- Extracted entries:
+ + + + +

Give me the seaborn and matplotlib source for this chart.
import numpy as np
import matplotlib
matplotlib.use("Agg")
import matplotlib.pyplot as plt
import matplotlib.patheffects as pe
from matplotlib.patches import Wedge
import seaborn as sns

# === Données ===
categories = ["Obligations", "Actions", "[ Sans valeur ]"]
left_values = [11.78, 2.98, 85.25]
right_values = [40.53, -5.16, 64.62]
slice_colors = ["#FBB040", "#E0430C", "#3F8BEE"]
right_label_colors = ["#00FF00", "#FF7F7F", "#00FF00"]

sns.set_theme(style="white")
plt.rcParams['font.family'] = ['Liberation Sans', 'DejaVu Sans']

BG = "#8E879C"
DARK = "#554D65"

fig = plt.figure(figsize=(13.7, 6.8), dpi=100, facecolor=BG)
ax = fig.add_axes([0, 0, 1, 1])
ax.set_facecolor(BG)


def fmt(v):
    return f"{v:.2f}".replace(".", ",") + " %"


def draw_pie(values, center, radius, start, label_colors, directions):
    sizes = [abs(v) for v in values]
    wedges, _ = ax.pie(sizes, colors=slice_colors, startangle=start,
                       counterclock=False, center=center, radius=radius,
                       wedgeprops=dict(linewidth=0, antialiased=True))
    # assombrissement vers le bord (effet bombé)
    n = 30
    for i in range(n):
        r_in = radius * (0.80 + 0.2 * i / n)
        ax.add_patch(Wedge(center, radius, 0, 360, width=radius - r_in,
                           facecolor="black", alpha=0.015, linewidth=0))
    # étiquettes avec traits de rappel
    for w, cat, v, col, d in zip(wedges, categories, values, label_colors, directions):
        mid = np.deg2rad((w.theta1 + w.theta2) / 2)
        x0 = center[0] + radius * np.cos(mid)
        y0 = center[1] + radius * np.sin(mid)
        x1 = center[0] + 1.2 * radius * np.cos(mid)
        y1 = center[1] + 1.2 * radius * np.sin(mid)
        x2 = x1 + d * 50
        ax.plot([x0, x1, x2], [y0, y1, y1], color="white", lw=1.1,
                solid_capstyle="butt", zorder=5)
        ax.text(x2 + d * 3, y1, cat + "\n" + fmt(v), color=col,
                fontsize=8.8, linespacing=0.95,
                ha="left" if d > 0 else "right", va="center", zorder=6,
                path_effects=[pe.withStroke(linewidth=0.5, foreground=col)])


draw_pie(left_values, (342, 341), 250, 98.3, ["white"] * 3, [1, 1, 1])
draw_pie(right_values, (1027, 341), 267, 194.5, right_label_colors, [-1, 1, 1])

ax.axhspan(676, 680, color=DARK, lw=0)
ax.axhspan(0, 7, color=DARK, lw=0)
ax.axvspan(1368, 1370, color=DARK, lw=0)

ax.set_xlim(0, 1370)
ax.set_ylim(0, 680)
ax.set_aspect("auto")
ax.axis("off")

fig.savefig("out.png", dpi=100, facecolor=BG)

+ + + + +

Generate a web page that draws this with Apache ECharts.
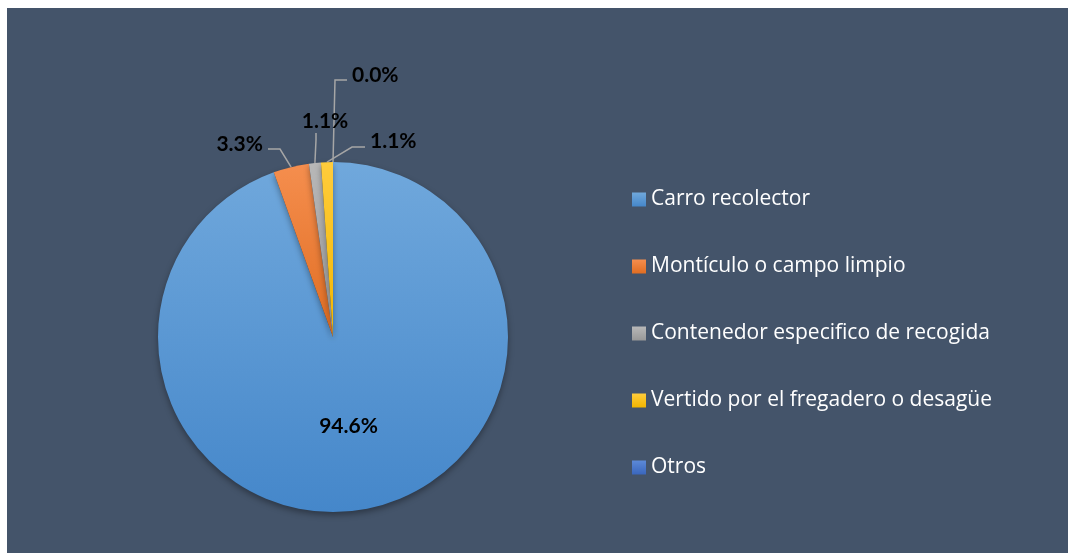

+ + + + +

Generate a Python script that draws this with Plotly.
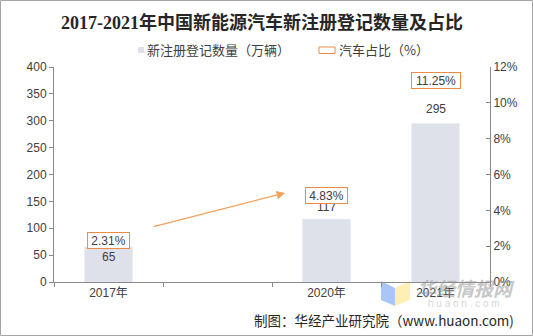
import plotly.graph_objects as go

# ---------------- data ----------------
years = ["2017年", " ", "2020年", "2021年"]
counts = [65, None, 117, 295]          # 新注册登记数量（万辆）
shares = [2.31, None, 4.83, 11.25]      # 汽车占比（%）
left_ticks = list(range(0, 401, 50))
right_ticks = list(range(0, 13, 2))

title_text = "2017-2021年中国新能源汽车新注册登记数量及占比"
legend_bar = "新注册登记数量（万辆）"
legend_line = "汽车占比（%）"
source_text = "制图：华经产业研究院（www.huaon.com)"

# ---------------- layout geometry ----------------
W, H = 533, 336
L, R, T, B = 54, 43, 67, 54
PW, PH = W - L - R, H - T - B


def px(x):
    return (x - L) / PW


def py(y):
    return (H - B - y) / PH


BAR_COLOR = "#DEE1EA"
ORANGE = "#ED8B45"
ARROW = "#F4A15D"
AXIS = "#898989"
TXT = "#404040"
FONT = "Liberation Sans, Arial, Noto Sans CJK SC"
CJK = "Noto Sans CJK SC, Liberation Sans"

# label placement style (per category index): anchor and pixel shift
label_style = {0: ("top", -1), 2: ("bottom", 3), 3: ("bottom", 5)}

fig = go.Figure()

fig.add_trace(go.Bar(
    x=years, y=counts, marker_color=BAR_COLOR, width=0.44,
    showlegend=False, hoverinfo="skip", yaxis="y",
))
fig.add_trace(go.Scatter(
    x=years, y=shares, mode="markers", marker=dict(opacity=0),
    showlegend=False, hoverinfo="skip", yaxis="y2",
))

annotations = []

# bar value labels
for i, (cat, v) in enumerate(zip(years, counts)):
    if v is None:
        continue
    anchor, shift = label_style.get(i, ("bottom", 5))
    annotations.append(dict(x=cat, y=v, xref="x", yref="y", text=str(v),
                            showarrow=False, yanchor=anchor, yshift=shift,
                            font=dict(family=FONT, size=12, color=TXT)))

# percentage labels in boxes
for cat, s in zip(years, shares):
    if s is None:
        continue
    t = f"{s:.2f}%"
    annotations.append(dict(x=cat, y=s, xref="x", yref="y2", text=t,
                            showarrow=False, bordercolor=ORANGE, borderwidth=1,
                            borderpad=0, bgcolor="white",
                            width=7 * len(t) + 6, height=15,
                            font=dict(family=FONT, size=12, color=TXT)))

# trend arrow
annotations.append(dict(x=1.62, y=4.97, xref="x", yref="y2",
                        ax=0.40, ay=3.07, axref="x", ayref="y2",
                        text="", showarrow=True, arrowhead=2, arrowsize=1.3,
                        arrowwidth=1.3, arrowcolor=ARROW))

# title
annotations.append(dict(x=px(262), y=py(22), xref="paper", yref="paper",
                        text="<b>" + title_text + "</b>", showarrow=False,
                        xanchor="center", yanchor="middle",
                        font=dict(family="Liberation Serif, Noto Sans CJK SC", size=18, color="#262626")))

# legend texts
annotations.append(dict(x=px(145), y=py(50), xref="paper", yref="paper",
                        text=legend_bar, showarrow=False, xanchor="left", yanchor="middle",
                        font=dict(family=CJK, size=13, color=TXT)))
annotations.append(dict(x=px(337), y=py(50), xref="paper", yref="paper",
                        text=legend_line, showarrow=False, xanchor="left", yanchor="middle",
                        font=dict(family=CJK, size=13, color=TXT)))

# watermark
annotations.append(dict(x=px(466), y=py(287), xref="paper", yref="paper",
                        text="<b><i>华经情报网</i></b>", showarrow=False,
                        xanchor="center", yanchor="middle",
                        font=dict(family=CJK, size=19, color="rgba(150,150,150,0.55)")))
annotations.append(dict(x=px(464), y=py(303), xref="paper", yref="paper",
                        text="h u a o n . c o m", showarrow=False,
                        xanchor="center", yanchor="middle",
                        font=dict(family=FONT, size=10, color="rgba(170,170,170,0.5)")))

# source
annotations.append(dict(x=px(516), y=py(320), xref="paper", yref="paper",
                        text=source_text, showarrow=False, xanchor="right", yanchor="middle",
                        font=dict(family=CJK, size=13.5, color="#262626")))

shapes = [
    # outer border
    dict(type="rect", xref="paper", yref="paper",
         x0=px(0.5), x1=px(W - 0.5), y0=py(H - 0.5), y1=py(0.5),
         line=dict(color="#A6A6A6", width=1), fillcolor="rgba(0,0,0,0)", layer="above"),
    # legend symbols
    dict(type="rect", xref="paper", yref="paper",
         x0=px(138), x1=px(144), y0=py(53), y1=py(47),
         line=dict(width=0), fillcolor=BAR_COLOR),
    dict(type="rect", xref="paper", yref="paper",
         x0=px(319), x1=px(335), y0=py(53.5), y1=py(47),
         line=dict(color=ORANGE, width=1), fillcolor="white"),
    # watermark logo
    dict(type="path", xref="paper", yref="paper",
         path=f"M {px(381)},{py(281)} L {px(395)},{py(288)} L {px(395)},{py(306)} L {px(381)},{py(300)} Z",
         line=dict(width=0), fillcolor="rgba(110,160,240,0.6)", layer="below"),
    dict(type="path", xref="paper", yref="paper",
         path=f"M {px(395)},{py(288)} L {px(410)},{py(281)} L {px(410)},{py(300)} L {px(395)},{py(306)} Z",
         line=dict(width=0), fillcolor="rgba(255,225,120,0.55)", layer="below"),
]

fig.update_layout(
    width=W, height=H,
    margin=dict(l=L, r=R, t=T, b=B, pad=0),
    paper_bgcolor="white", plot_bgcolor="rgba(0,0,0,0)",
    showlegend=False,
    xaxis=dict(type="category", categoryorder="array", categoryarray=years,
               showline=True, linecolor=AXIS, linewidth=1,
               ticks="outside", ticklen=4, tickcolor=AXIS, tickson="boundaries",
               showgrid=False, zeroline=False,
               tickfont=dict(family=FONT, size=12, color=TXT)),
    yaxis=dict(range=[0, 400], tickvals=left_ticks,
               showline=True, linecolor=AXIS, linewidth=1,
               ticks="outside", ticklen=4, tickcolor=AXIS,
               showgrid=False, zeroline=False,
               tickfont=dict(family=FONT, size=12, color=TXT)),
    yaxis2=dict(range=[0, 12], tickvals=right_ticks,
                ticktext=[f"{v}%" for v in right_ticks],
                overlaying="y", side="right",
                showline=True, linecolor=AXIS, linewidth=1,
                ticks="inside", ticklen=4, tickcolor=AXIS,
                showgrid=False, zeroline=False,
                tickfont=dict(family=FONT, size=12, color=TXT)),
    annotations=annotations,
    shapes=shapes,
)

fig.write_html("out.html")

+ + + + +

Determine how many lines of the data contain "Generate" and give nothing but that number.

- Complete output: 2